INFORMATION SUPPLIED
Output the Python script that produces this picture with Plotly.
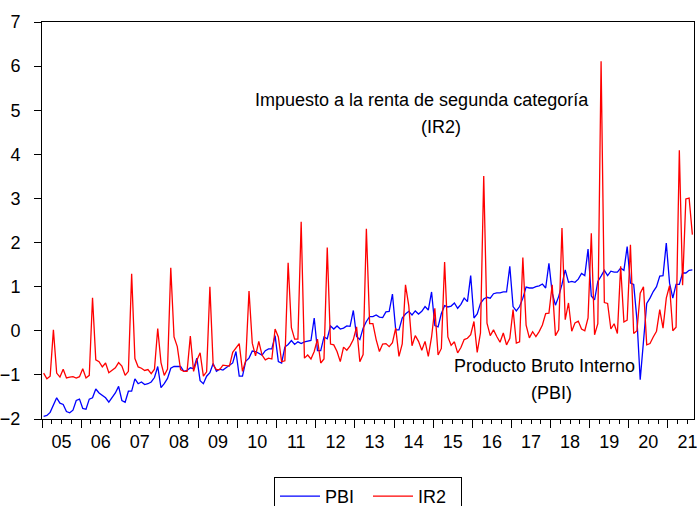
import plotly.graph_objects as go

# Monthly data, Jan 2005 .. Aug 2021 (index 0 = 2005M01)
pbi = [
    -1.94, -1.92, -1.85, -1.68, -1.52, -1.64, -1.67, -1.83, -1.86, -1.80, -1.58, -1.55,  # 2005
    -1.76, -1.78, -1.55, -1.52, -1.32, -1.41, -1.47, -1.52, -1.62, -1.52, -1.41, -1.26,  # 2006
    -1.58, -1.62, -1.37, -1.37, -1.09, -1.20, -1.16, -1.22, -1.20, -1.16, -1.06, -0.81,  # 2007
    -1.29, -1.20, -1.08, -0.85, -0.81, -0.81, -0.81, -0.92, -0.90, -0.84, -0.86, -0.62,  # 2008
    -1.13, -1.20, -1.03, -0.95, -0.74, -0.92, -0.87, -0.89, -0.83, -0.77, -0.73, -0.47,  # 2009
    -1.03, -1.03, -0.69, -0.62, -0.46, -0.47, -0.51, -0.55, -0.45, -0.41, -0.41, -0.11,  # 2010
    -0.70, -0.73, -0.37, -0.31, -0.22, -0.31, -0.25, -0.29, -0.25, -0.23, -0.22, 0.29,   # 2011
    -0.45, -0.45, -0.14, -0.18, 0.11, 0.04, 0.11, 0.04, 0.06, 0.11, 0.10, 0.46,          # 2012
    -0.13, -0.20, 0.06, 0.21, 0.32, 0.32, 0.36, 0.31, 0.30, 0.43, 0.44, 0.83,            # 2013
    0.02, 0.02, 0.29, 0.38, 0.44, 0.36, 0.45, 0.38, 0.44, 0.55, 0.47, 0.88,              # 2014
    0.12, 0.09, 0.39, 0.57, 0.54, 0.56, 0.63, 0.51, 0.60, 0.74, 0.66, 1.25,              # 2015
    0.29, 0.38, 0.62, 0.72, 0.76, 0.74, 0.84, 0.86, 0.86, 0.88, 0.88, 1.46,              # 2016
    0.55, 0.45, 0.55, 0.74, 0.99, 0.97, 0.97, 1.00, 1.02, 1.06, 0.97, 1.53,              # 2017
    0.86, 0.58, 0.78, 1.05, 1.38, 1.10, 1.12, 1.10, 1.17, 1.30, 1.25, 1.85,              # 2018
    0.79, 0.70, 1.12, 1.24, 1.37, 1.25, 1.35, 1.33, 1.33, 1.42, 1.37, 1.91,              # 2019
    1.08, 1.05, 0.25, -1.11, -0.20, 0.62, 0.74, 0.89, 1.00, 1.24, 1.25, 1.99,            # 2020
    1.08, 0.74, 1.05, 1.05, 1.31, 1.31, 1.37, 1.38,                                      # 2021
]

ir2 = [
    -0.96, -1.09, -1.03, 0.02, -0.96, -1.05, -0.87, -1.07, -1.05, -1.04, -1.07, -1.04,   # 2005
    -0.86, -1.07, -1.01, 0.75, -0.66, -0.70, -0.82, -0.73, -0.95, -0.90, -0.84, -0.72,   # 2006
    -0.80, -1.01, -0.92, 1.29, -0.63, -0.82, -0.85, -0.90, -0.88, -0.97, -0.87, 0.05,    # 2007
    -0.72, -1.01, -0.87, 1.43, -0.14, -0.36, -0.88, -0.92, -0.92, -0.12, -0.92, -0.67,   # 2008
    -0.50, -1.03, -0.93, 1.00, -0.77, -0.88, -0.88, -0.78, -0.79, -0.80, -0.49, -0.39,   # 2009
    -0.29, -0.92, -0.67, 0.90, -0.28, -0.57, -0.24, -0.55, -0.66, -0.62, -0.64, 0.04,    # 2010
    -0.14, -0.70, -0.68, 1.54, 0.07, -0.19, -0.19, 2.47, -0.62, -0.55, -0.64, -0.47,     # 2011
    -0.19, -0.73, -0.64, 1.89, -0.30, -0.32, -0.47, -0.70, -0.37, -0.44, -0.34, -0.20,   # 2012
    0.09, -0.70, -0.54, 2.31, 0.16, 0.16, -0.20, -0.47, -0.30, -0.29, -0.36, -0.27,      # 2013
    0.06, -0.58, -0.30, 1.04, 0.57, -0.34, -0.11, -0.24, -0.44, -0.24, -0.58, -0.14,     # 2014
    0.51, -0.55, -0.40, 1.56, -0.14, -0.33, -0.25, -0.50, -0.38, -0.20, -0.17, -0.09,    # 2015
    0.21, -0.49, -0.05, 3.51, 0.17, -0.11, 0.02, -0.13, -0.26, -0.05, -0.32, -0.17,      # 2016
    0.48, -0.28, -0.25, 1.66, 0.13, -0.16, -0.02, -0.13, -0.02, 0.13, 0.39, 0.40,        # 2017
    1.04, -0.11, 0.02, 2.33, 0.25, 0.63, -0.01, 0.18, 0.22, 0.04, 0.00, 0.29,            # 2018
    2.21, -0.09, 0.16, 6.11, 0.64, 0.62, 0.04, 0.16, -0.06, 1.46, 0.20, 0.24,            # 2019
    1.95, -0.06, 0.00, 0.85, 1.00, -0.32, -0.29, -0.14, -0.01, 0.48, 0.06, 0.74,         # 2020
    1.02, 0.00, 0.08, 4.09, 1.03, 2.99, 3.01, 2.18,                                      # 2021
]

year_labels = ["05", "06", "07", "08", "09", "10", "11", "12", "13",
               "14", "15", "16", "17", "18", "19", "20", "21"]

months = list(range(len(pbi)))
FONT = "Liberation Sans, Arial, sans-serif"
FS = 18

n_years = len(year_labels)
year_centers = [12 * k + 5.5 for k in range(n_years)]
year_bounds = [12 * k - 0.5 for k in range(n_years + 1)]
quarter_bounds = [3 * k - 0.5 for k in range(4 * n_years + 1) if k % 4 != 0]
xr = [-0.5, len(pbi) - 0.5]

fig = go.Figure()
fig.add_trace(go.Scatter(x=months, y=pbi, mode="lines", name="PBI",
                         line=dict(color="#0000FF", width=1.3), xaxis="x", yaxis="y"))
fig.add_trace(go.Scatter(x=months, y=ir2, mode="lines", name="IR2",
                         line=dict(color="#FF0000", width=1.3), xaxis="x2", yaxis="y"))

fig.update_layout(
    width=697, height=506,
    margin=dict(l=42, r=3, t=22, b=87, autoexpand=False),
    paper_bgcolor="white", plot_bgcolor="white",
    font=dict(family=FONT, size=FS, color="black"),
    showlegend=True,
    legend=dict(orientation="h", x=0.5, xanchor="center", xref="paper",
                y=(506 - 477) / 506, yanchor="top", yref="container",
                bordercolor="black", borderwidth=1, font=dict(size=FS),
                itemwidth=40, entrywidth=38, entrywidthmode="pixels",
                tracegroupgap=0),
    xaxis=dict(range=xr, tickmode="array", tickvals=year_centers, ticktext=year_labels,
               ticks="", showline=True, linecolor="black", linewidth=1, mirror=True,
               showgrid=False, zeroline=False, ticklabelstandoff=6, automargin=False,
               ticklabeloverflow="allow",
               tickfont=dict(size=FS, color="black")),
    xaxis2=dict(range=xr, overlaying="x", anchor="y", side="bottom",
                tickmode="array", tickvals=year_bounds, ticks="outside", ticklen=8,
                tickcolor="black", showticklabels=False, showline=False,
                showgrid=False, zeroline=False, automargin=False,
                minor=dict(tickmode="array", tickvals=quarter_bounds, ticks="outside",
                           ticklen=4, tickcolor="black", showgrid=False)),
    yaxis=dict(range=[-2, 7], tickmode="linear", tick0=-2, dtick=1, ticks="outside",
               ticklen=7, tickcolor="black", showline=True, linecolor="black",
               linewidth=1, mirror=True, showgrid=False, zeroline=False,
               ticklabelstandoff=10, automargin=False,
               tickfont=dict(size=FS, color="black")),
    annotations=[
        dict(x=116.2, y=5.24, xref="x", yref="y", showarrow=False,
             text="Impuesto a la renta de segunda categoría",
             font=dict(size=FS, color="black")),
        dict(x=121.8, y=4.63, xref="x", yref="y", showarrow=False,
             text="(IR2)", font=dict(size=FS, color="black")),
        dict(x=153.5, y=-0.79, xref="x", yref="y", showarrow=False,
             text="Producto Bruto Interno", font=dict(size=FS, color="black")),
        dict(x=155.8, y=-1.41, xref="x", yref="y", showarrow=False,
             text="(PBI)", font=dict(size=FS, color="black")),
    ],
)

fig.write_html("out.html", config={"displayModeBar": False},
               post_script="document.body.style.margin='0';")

REQUIRED TASK
Begin at the top of the material above and output each line exactly, stopping after the line that holds "import plotly.graph_objects as go". Leave out pictures.

FINAL ANSWER
Output the Python script that produces this picture with Plotly.
import plotly.graph_objects as go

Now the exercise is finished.